Check each line of the material below for the string "with", then report how many lines have it, and nothing else.

----

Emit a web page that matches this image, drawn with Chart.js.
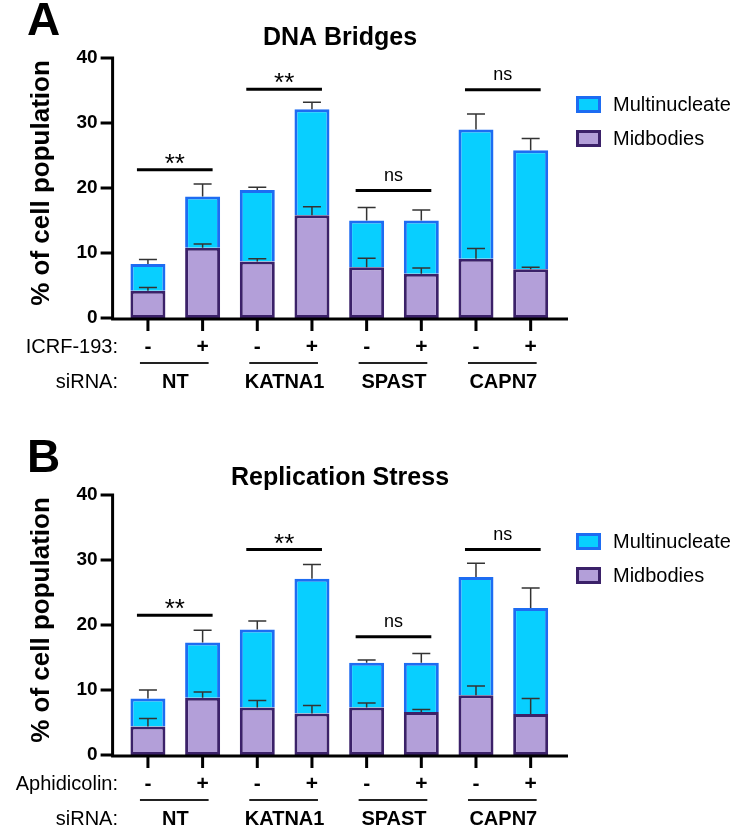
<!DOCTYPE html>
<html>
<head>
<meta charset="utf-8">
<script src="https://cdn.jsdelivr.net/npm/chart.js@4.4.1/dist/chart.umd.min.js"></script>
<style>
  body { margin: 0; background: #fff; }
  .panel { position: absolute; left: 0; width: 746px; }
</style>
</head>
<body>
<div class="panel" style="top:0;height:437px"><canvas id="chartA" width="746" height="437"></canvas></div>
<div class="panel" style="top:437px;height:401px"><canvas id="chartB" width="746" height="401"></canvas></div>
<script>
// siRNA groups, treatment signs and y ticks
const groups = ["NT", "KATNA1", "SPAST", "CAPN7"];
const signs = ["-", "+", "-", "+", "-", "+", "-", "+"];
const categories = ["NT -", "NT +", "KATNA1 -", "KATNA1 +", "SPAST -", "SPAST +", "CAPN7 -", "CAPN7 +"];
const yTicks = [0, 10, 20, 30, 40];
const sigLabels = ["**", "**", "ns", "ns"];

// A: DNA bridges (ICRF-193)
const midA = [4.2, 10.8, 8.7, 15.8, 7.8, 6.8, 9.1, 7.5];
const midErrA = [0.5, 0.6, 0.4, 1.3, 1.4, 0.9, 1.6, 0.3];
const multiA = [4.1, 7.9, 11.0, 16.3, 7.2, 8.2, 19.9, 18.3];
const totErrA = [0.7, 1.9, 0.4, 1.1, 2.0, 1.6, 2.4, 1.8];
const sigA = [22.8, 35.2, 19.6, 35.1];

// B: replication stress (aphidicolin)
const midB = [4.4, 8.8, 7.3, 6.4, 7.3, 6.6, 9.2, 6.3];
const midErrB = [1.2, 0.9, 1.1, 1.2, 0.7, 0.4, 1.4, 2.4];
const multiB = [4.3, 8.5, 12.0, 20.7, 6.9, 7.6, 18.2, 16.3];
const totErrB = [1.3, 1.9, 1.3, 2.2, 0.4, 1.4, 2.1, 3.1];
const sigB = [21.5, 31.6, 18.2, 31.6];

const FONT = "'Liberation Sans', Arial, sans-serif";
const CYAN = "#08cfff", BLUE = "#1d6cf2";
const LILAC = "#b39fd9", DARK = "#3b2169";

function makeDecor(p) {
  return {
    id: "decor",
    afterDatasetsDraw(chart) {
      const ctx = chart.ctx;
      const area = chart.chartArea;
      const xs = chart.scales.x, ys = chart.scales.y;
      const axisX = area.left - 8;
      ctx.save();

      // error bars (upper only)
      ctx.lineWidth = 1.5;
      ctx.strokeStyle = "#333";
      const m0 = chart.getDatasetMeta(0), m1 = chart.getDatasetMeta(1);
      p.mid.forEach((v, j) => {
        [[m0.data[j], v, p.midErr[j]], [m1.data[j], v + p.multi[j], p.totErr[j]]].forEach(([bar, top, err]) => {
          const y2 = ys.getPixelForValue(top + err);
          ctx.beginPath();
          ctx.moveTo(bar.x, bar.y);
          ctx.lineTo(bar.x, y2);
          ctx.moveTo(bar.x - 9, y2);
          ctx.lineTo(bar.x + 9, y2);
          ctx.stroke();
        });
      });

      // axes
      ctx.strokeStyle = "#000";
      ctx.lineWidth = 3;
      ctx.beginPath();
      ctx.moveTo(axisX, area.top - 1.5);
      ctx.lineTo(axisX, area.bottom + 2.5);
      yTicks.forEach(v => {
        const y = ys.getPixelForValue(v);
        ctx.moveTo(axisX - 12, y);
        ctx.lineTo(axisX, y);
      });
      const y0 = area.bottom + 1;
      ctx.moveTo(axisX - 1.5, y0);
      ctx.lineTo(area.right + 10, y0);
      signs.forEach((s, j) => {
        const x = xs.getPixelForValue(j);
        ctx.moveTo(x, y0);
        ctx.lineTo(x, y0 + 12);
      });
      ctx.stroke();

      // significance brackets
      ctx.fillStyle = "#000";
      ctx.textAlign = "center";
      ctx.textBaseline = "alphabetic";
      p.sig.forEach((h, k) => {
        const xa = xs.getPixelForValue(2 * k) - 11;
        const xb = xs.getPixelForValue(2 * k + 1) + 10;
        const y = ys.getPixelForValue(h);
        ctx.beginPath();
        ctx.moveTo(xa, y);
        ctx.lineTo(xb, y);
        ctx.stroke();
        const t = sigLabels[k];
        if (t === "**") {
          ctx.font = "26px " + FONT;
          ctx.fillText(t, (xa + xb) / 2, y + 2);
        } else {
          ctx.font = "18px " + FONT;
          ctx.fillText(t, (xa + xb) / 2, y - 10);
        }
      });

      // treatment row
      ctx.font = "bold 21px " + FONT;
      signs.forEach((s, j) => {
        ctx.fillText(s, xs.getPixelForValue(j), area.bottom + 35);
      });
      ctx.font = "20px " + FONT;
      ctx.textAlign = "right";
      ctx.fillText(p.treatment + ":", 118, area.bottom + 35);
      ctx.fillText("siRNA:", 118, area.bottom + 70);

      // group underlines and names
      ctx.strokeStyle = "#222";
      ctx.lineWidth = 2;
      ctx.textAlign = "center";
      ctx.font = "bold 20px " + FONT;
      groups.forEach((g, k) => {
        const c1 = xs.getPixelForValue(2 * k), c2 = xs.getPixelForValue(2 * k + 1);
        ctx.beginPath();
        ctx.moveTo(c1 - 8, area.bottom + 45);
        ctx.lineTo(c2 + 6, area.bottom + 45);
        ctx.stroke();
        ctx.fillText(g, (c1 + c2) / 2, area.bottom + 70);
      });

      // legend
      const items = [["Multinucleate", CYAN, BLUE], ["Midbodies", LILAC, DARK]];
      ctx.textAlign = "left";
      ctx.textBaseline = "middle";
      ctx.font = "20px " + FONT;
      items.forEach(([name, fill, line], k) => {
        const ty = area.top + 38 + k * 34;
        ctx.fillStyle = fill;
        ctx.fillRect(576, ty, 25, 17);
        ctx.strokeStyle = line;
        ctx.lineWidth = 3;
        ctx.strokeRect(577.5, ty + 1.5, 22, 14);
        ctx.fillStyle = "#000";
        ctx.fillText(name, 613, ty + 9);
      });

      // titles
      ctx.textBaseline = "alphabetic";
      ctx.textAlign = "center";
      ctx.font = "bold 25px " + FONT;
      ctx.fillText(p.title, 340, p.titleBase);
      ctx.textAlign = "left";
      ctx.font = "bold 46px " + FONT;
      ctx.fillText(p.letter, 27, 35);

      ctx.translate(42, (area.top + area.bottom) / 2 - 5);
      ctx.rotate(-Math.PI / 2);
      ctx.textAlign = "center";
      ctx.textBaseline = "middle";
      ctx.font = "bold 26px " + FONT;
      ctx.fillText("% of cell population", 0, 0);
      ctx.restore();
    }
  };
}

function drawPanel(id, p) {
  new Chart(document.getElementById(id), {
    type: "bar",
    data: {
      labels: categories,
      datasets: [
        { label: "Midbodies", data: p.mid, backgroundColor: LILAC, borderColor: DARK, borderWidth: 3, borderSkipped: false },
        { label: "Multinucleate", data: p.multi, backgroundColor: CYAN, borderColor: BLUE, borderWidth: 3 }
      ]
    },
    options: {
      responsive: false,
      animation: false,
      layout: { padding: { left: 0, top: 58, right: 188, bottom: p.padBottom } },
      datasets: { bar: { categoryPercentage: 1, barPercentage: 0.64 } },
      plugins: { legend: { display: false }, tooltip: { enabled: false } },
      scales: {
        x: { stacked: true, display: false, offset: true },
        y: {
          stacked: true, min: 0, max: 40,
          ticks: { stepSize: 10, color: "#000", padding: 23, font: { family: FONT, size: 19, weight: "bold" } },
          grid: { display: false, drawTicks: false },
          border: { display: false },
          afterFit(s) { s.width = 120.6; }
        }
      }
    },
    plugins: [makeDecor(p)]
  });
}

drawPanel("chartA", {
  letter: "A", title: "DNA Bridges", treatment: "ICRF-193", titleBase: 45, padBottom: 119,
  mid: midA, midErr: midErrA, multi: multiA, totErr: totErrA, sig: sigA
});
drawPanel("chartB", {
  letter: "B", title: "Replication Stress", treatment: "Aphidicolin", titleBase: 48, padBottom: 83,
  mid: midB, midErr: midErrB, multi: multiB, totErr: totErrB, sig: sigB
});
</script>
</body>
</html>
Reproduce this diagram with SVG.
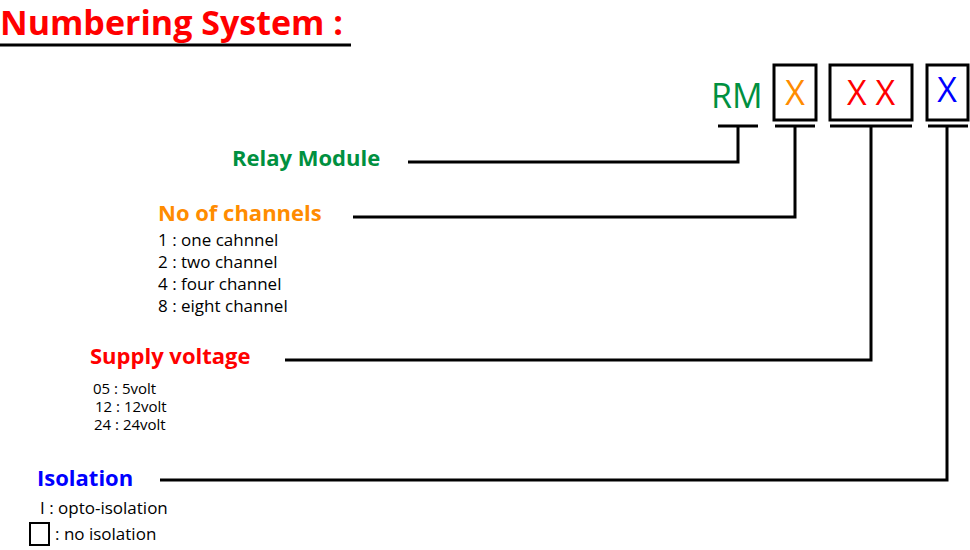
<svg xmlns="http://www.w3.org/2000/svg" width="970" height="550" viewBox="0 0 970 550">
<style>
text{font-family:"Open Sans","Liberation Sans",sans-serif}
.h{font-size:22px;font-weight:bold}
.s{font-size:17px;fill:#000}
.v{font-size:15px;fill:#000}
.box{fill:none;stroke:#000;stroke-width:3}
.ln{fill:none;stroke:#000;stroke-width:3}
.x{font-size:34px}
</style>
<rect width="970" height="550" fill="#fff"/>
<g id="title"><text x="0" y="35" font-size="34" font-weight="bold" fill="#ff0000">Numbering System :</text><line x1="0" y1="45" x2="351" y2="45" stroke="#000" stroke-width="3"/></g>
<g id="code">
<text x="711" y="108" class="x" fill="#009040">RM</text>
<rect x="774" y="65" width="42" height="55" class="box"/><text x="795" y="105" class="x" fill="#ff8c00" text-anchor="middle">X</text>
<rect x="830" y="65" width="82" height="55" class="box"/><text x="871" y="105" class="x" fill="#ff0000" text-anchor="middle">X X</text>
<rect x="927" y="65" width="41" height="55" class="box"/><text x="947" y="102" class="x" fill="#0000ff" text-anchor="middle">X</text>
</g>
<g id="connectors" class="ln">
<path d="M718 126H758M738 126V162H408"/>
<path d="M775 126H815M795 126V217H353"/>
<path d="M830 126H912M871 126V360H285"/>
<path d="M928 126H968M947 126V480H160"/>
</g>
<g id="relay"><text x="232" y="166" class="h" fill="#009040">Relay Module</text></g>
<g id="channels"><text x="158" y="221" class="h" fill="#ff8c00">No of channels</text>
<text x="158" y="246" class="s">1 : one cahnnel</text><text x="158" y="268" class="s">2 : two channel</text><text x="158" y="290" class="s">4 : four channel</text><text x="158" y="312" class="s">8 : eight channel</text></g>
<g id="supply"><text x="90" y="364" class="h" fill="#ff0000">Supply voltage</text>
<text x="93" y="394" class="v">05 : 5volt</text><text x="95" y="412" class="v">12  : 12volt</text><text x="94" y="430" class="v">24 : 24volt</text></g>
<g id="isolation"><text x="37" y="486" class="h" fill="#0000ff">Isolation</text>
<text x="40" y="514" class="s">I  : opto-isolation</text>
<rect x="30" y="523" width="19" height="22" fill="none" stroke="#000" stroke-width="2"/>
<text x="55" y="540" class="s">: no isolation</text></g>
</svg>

----

_THE REPLY_
2